• [Data supplied]
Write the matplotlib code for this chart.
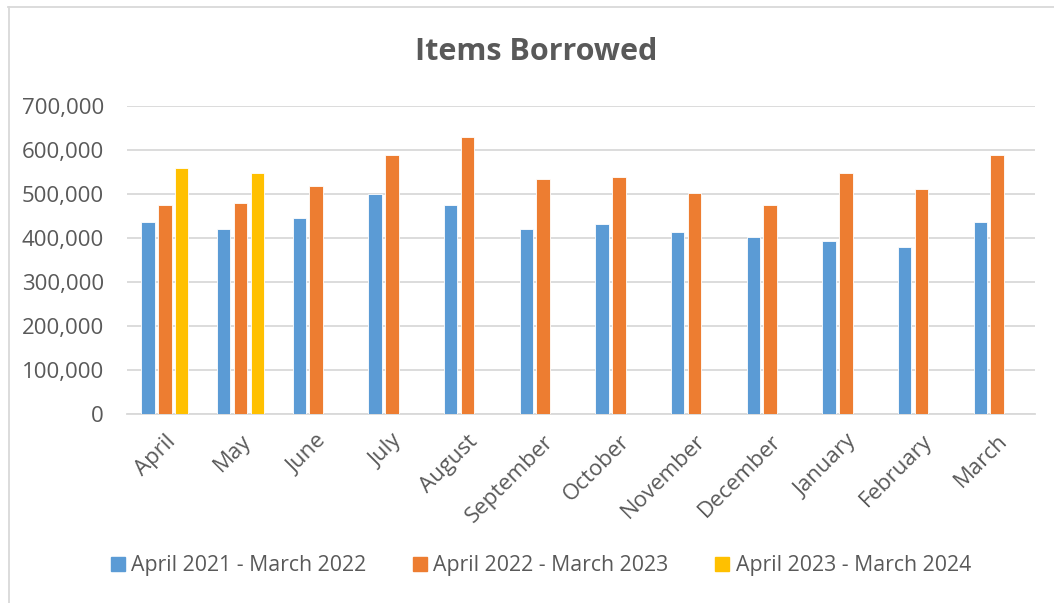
import matplotlib
matplotlib.use("Agg")
import matplotlib.pyplot as plt
import numpy as np
from matplotlib.ticker import FuncFormatter
from matplotlib.lines import Line2D

months = ["April", "May", "June", "July", "August", "September", "October",
          "November", "December", "January", "February", "March"]
series_names = ["April 2021 - March 2022", "April 2022 - March 2023", "April 2023 - March 2024"]
s2021 = [436000, 420000, 446000, 500000, 474000, 420000, 431000, 413000, 403000, 393000, 379000, 437000]
s2022 = [474000, 478000, 518000, 589000, 629000, 534000, 538000, 501000, 474000, 547000, 512000, 588000]
s2023 = [558000, 547000]
colors = ["#5B9BD5", "#ED7D31", "#FFC000"]
yticks = [0, 100000, 200000, 300000, 400000, 500000, 600000, 700000]

plt.rcParams['font.family'] = ['Open Sans', 'DejaVu Sans']
txt = "#595959"

W, H = 1054, 603
fig = plt.figure(figsize=(W/100, H/100), dpi=100)
ax = fig.add_axes([127/W, 1-414/H, 908/W, (414-105.7)/H])

x = np.arange(len(months))
bw = 0.178
step = 0.222
for i, (vals, c) in enumerate(zip([s2021, s2022, s2023], colors)):
    xi = x[:len(vals)] + (i-1)*step
    ax.bar(xi, vals, width=bw, color=c, edgecolor="white", linewidth=0.6, zorder=3)

ax.set_xlim(-0.5, len(months)-0.5)
ax.set_ylim(0, 700000)
ax.set_yticks(yticks)
ax.yaxis.set_major_formatter(FuncFormatter(lambda v, p: f"{int(v):,}"))
ax.grid(axis='y', color="#d9d9d9", linewidth=1.3, zorder=0)
for s in ["top", "right", "left"]:
    ax.spines[s].set_visible(False)
ax.spines["bottom"].set_color("#d9d9d9")
ax.spines["bottom"].set_linewidth(1.3)
ax.tick_params(axis='both', length=0, colors=txt)
ax.tick_params(axis='y', pad=16.5, labelsize=16)
ax.set_xticks(x)
ax.set_xticklabels(months, rotation=45, ha='right', rotation_mode='anchor')
ax.tick_params(axis='x', pad=12, labelsize=16)

fig.text(536/W, 1-52/H, "Items Borrowed", ha='center', va='center',
         fontsize=22, fontweight='bold', color=txt)

handles = [plt.Rectangle((0, 0), 1, 1, color=c) for c in colors]
leg = fig.legend(handles, series_names, loc='center', bbox_to_anchor=(541/W, 1-566/H),
                 ncol=3, frameon=False, fontsize=15.3, handlelength=0.65, handleheight=0.65,
                 handletextpad=0.3, columnspacing=2.2, labelcolor=txt)

# chart border (left & top visible)
fig.add_artist(Line2D([8.5/W, 8.5/W], [0, 1-7/H], color="#d9d9d9", linewidth=1.3, transform=fig.transFigure))
fig.add_artist(Line2D([8/W, 1], [1-7/H, 1-7/H], color="#d9d9d9", linewidth=1.3, transform=fig.transFigure))

fig.savefig("out.png", dpi=100, facecolor="white")
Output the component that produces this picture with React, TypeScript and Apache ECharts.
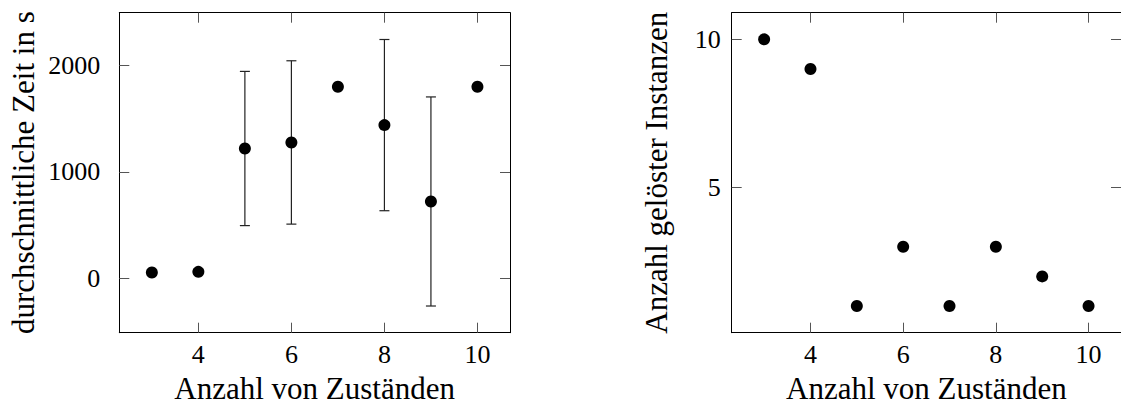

• [Set task] Pick out every line above that contains the word "this" and copy it.

• [The response]
Write the matplotlib code for this chart.
Output the component that produces this picture with React, TypeScript and Apache ECharts.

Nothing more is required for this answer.